REITs offer several benefits over actually owning properties. First, they are highly liquid. In other words, while it's difficult and time-consuming to buy, rent and sell houses on your own, this isn't the case with REITs, which can be bought and sold as easily as stocks. Second, REITs enable you to own a share in non-residential properties as well, such as hotels, malls, and other commercial or industrial properties. Third, there's no minimum investment with REITs: you can start as small as you want; this isn't the case with actually buying a house.
REITs do not necessarily increase and decrease in value along with the broader market. However, because they also pay yields in the form of dividends no matter how the shares perform, they are considered fairly safe investments. REITs can be valued based upon fundamental measures, similar to the valuation of stocks, but different numbers tend to be important. Funds From Operations (FFO) tends to be a good metric because it eliminates many of the complications that cloud the indications presented by net income or more traditional measures of performance. FFO is calculated by taking net income and removing the effects of debt restructuring, one-time charges, property sales, depreciation and amortization. The holdings and transactions of REITs should also be studied to determine diversification and aggressiveness, as REITs can have a wide variety of investment styles and objectives.
Equity REITs draw earnings from rent on properties that they own as well as capital gains from selling those properties.
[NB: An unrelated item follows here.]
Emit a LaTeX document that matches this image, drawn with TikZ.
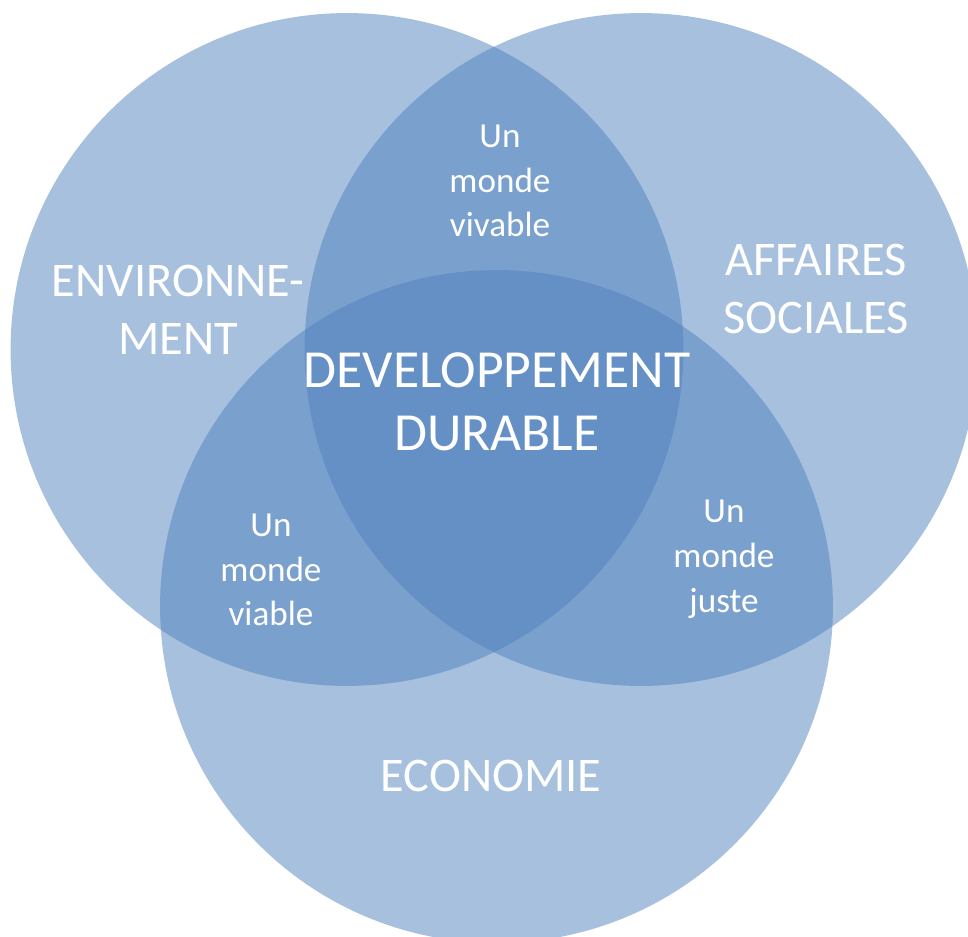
\documentclass[tikz,border=0pt]{standalone}
\usepackage{fontspec}
\setmainfont{Carlito}
\definecolor{vennblue}{RGB}{79,129,189}

\begin{document}
\begin{tikzpicture}[x=0.02cm, y=-0.02cm,
	venn/.style={circle, minimum size=13.46cm, inner sep=0pt, fill=vennblue, fill opacity=0.5},
	biglabel/.style={text=white, align=center, font=\fontsize{27.5}{33}\selectfont},
	midlabel/.style={text=white, align=center, font=\fontsize{30.5}{35.7}\selectfont},
	smalllabel/.style={text=white, align=center, font=\fontsize{20}{25.5}\selectfont}]

\useasboundingbox (0,0) rectangle (968,937);
\clip (0,0) rectangle (968,937);

% ===== three circles =====
\node[venn] (env) at (347,349.5) {};
\node[venn] (soc) at (641,349.5) {};
\node[venn] (eco) at (496.5,606.5) {};

% ===== circle labels =====
\node[biglabel] (envlabel) at (178,310) {ENVIRONNE-\\MENT};
\node[biglabel] (soclabel) at (816,289) {AFFAIRES\\SOCIALES};
\node[biglabel] (ecolabel) at (491,775.5) {ECONOMIE};

% ===== overlaps =====
\node[smalllabel] (vivable) at (500,181) {Un\\monde\\vivable};
\node[smalllabel] (viable) at (271,570) {Un\\monde\\viable};
\node[smalllabel] (juste) at (724,559) {Un\\monde\\juste};
\node[midlabel] (durable) at (497,402) {DEVELOPPEMENT\\DURABLE};

\end{tikzpicture}
\end{document}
Mortgage REITs take a different approach by lending money to developers instead of amassing a group of properties. Earnings, therefore, are derived from interest. Hybrid REITs invest in both property and mortgages and draw earnings from rent, capital gains and interest.
If you ever wanted to invest in real estate but didn't want to go through the hassle of finding the right house, buying it, renting it out, and later selling it, you might want to consider including REITs in your portfolio.